LOS ANGELES—Pokemon is all grown up, and so are its prices.
Two decades after the Japanese trading card game became the biggest thing in schoolyards around the world, Pokemon cards are fetching six figures at auction in a boom that appears to have been fueled by coronavirus pandemic lockdowns.
“When COVID-19 hit, a lot of Gen X and Millennials were looking for things to do and we found a lot of these guys and girls started playing Pokemon again because they grew up with it,” said Joe Maddalena, executive vice president at Texas-based Heritage Auctions.
Maddalena said boxes of the 1999 US first edition base set had sold for around $400,000 at auction in recent months. A single card in mint condition for the popular fire-flying character Charizard sold for $300,000 in January, whereas in late 2019 asking prices for a Charizard card were around $16,000, he said.
‘Nostalgia 100%’
Once stuffed into pockets or thrown into toy boxes, Pokemon cards have become so sought-after that long lines form outside stores when new batches are released.
“It’s crazy, because I know just a few years ago you could go anywhere and there were walls of Pokemon cards and it’s just all come back,” said Megan Meadows, 29, who lined up outside the Next-Gen Games store in Los Angeles last week.

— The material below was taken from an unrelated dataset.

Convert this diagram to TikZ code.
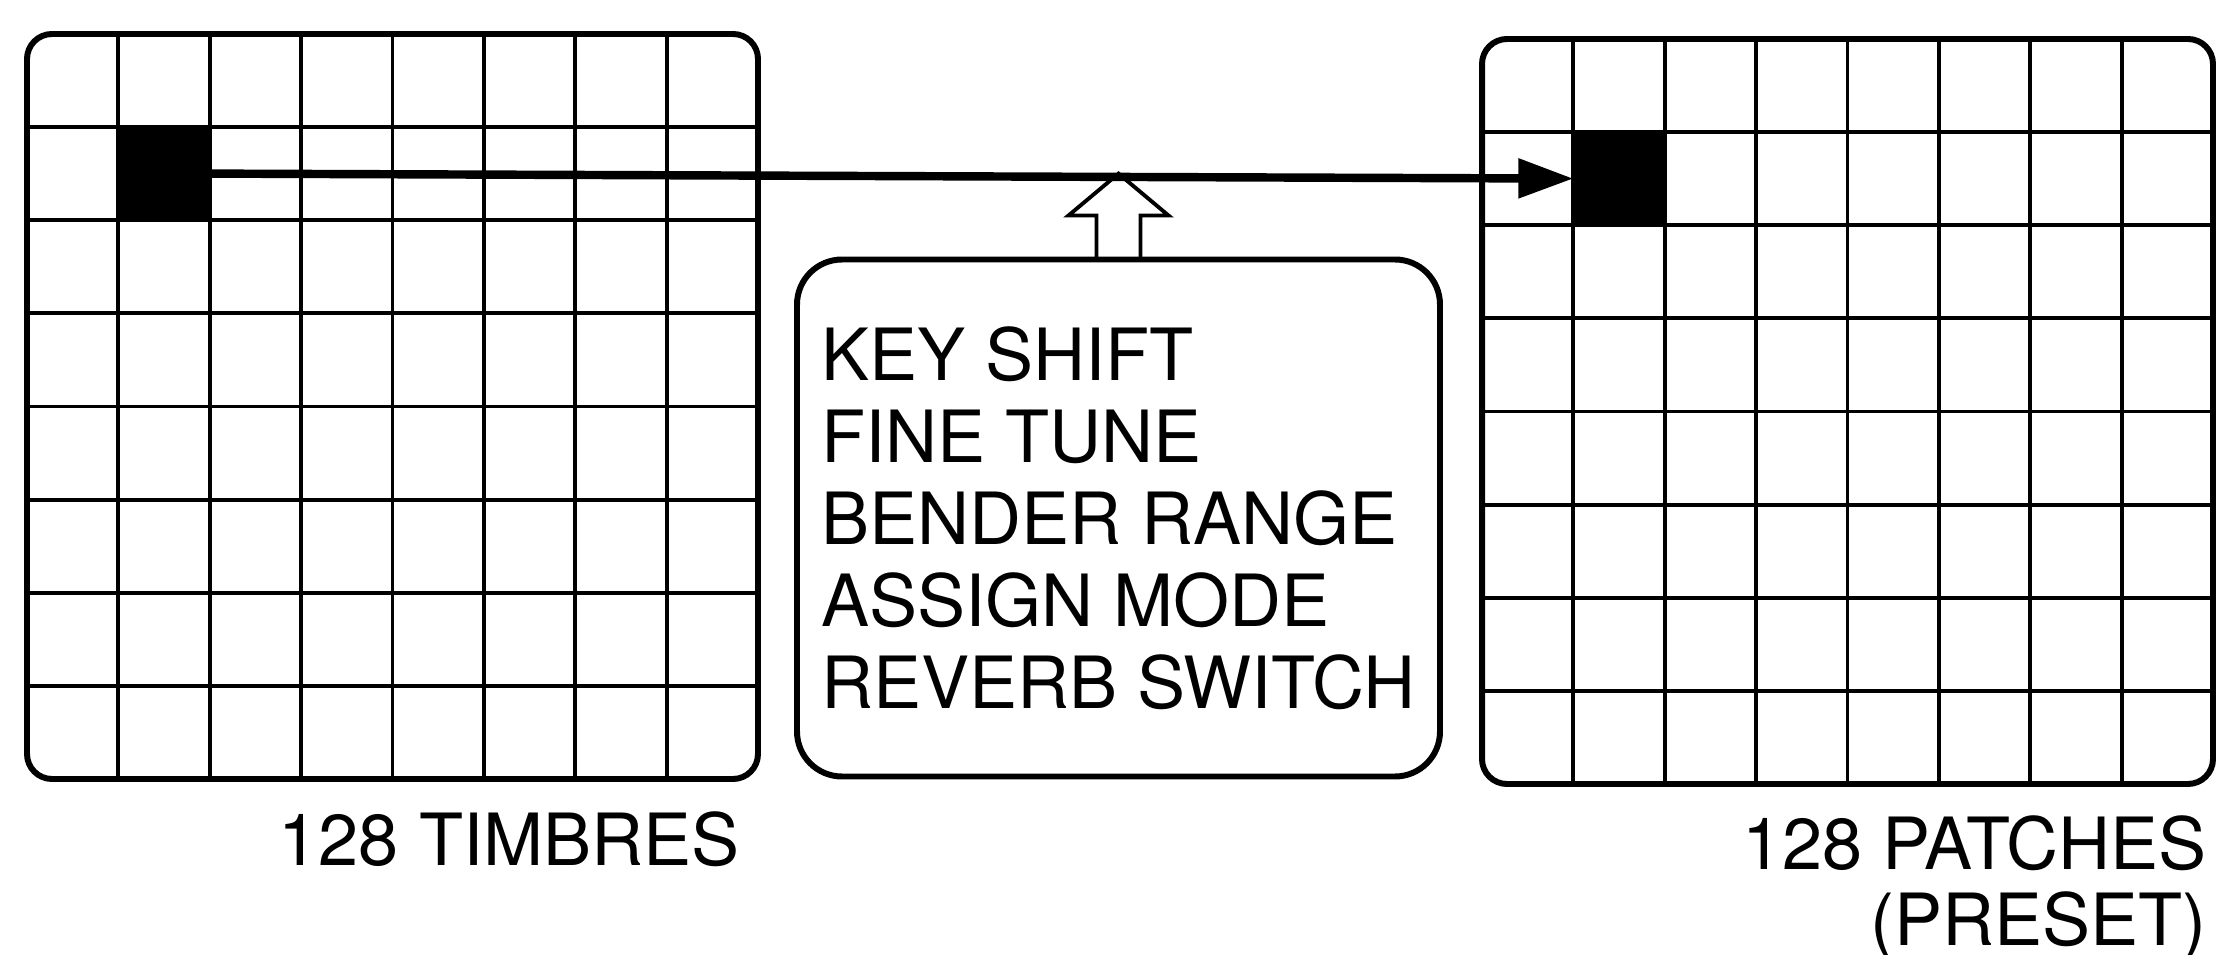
\documentclass[tikz,border=0pt]{standalone}
\usepackage{fontspec}
\setmainfont{TeX Gyre Heros}
\usetikzlibrary{arrows.meta, positioning, calc}

\begin{document}
\begin{tikzpicture}[
    x=0.1mm, y=-0.1mm,
    panel/.style={draw, line width=1.7pt, rounded corners=0.25cm, minimum width=7.31cm, minimum height=7.45cm, inner sep=0pt, outer sep=0pt, anchor=north west},
    gridline/.style={line width=1.1pt},
    cell/.style={fill=black, minimum width=0.914cm, minimum height=0.93cm, inner sep=0pt, outer sep=0pt, anchor=north west},
    box/.style={draw, line width=1.7pt, rounded corners=0.45cm, minimum width=6.43cm, minimum height=5.17cm, align=left, outer sep=0pt},
    arrow/.style={-{Triangle[length=0.55cm, width=0.38cm]}, line width=2.4pt},
    hollow/.style={line width=1.1pt, line join=miter},
    txt/.style={font=\fontsize{20.5pt}{23.3pt}\selectfont, inner sep=0pt}
]
    \useasboundingbox (0,0) rectangle (2217,955);

    % Timbres
    \node[panel] (timbres) at (27,34) {};

    % Patches
    \node[panel] (patches) at (1482,39) {};

    % Grid lines
    \foreach \g in {timbres, patches} {
        \foreach \i in {1,...,7} {
            \draw[gridline] ($(\g.north west)!\i/8!(\g.north east)$) -- ($(\g.south west)!\i/8!(\g.south east)$);
            \draw[gridline] ($(\g.north west)!\i/8!(\g.south west)$) -- ($(\g.north east)!\i/8!(\g.south east)$);
        }
    }

    % Selected cells
    \node[cell] (src) at ($(timbres.north west)+(91.4,93.1)$) {};
    \node[cell] (dst) at ($(patches.north west)+(91.4,93.1)$) {};

    % Parameters
    \node[box, txt] (params) at (1118.5,518) {KEY SHIFT\\FINE TUNE\\BENDER RANGE\\ASSIGN MODE\\REVERB SWITCH};

    % Arrows
    \draw[arrow] (src.east) -- (dst.west);
    \coordinate (hit) at (params.north |- src.east);
    \draw[hollow] ($(params.north)+(-22,0)$) -- ++(0,-44) -- ++(-28,0) -- (hit)
        -- ($(params.north)+(50,-44)$) -- ++(-28,0) -- ++(0,44);

    % Labels
    \node[txt, anchor=base east] (tlabel) at (740,865) {128 TIMBRES};
    \node[txt, font=\fontsize{20.5pt}{21.6pt}\selectfont, anchor=north east, align=right] (plabel) at (2207,815) {128 PATCHES\\(PRESET)};
\end{tikzpicture}
\end{document}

“For me, personally, it’s nostalgia 100 percent. I was a big Pokemon kid in the late 90s, early 2000s, and it’s also finding that joy again in a time where joy is a little hard to come by and it’s kind of pure and fun,” she added.
As Pokemon gears up for its global 25th anniversary celebrations on Feb. 27, Heritage is holding its first auction dedicated to Pokemon cards. The Feb 25 – March 25 online auction will have 200 Pokemon lots, including what Maddalena called “the Holy Grail”—a sealed, 1999 Wizards of the Coast base set.
“The last one, we sold for $406,000—who knows what it could go for?,” he said.
But you don’t need to be rich in order to play the game or collect the cards. Maddalena said the upcoming auction will have lots of cards at lower prices than those in mint condition that go for hundreds of thousands of dollars.
Maddalena hesitates to use the word investments.
“I’m hoping they buy them because they love them,” he said.